Thursday provided a little more severe weather, with some reports of trees blown down at Roanoke's western edge in a late afternoon storm.
June may go out with another round of thunderstorms this weekend.
Some of those storms will probably be severe. Severe thunderstorms, as defined by the National Weather Service, are those containing winds of 58 mph or greater, hail ¾-inch in diameter or larger, or a tornado.
Four ingredients are generally needed to produce widespread severe weather.
The first is moisture, which is on the increase as southerly winds bring it from the Gulf of Mexico.
The second is instability, or the ability of air to rise by having warmer air near the surface push into cooler air aloft. This can be difficult to come by in the summer when warm layers of air higher in the atmosphere block updrafts from the surface.
As the weekend transpires, a low spinning over the Great Lakes is expected to swing through some pockets of cold air that will move overhead, allowing warm, moist air at the surface to start bubbling upward into thunderstorms.
The third is a source of lift. Daytime heating is one source of lift, and locally, the terrain helps air to rise. To get intense thunderstorms, there usually needs to be a mechanism that shoves air upward with great force. An approaching cold front, acting like a snowplow, should be able to provide lift this weekend.
Finally, there needs to be wind shear, or winds changing with direction and/or speed with height, to maximize storm severity.
This is the hardest ingredient to come by in summer because typically the strongest winds high in the atmosphere retreat to the far northern states and into Canada.
But this weekend, there is a chance that at least marginal wind conditions necessary to cause storms to organize and possibly even rotate will be present. The low spinning over the Great Lakes will force the jet stream farther south, bringing some faster winds high in the atmosphere closer to us. Also, a few other pockets of strong, swirling winds aloft may rotate around the main low, moving over or near our region.

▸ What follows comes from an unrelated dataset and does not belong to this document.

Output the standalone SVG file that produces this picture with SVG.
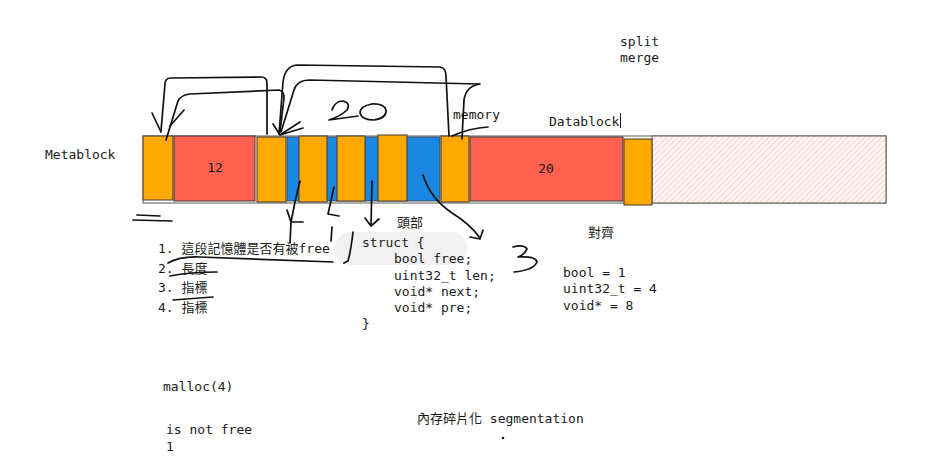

So there will be a broad threat of thunderstorms, some of which could be severe, throughout most of the East.
Pinpointing local areas that will have the greatest risk of strong winds, large hail or even tornadoes will depend on a variety of meteorological minutia that can't be seen with any detail more than a few hours out.
It's easy to say there will be a threat of severe weather over several states, but very difficult to say whether or not quarter-sized hail will fall at your house again.